- **Request**
Retype only what runs from the first line of the listing to the line holding "(d8b) at (236,471);", both included. Do not retype the pictures.

- **Dataset excerpt**
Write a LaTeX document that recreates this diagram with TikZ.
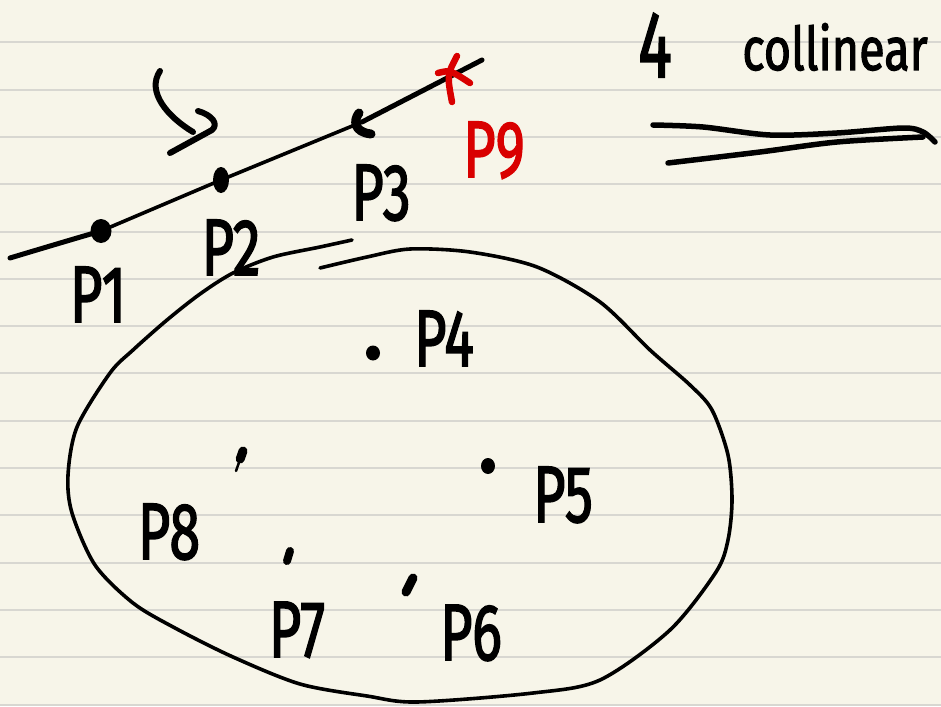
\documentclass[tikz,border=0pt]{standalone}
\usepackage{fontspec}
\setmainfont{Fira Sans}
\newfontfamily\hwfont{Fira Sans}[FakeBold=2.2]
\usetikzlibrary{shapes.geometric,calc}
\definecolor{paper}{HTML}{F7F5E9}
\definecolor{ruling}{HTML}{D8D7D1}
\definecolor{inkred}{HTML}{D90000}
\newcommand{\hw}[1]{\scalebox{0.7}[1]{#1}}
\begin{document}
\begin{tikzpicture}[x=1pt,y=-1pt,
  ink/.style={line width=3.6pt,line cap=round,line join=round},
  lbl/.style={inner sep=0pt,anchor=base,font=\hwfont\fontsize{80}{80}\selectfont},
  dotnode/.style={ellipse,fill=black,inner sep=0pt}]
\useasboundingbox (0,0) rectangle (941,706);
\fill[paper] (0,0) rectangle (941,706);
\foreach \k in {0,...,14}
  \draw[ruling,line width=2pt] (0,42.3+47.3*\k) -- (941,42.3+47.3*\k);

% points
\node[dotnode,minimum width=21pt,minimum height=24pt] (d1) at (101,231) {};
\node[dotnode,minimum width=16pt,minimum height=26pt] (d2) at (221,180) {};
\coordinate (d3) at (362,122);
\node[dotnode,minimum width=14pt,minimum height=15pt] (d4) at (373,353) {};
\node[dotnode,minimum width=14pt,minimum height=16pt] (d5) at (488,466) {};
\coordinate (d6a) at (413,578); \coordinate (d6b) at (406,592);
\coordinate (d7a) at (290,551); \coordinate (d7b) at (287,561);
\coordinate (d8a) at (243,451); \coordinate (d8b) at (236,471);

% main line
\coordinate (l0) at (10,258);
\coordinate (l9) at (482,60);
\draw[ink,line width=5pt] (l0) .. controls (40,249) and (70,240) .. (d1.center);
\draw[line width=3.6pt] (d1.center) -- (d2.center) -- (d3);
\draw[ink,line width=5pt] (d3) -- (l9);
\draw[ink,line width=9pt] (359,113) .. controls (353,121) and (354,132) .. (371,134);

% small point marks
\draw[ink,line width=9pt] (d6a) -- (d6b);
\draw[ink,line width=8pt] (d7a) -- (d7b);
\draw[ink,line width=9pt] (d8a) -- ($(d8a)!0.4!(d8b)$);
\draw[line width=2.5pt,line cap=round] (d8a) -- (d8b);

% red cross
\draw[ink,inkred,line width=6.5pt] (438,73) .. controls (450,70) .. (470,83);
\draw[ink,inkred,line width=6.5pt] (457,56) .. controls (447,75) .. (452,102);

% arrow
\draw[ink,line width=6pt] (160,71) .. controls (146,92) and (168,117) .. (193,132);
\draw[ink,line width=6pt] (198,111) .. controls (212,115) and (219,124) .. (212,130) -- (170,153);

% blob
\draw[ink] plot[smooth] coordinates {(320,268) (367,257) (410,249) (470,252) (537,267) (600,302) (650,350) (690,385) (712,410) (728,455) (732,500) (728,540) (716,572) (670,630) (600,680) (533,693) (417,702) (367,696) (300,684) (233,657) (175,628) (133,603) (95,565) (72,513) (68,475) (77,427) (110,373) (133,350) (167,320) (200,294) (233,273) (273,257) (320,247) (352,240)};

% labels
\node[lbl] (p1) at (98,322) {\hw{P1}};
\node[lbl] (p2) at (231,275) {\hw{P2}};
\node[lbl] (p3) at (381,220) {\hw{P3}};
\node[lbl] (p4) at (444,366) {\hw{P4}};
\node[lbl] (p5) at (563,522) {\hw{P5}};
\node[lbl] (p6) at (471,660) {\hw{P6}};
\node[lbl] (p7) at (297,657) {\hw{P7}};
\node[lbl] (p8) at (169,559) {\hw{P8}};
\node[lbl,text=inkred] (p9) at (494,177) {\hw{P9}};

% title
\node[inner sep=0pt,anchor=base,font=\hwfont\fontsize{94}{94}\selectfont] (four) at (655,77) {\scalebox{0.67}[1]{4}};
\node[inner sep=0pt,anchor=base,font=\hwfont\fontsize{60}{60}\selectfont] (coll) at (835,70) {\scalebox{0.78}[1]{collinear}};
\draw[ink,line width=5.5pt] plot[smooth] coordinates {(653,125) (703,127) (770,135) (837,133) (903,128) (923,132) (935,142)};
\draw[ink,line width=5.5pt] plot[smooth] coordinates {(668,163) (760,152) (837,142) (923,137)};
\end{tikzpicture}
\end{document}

- **Finished task**
Write a LaTeX document that recreates this diagram with TikZ.
\documentclass[tikz,border=0pt]{standalone}
\usepackage{fontspec}
\setmainfont{Fira Sans}
\newfontfamily\hwfont{Fira Sans}[FakeBold=2.2]
\usetikzlibrary{shapes.geometric,calc}
\definecolor{paper}{HTML}{F7F5E9}
\definecolor{ruling}{HTML}{D8D7D1}
\definecolor{inkred}{HTML}{D90000}
\newcommand{\hw}[1]{\scalebox{0.7}[1]{#1}}
\begin{document}
\begin{tikzpicture}[x=1pt,y=-1pt,
  ink/.style={line width=3.6pt,line cap=round,line join=round},
  lbl/.style={inner sep=0pt,anchor=base,font=\hwfont\fontsize{80}{80}\selectfont},
  dotnode/.style={ellipse,fill=black,inner sep=0pt}]
\useasboundingbox (0,0) rectangle (941,706);
\fill[paper] (0,0) rectangle (941,706);
\foreach \k in {0,...,14}
  \draw[ruling,line width=2pt] (0,42.3+47.3*\k) -- (941,42.3+47.3*\k);

% points
\node[dotnode,minimum width=21pt,minimum height=24pt] (d1) at (101,231) {};
\node[dotnode,minimum width=16pt,minimum height=26pt] (d2) at (221,180) {};
\coordinate (d3) at (362,122);
\node[dotnode,minimum width=14pt,minimum height=15pt] (d4) at (373,353) {};
\node[dotnode,minimum width=14pt,minimum height=16pt] (d5) at (488,466) {};
\coordinate (d6a) at (413,578); \coordinate (d6b) at (406,592);
\coordinate (d7a) at (290,551); \coordinate (d7b) at (287,561);
\coordinate (d8a) at (243,451); \coordinate (d8b) at (236,471);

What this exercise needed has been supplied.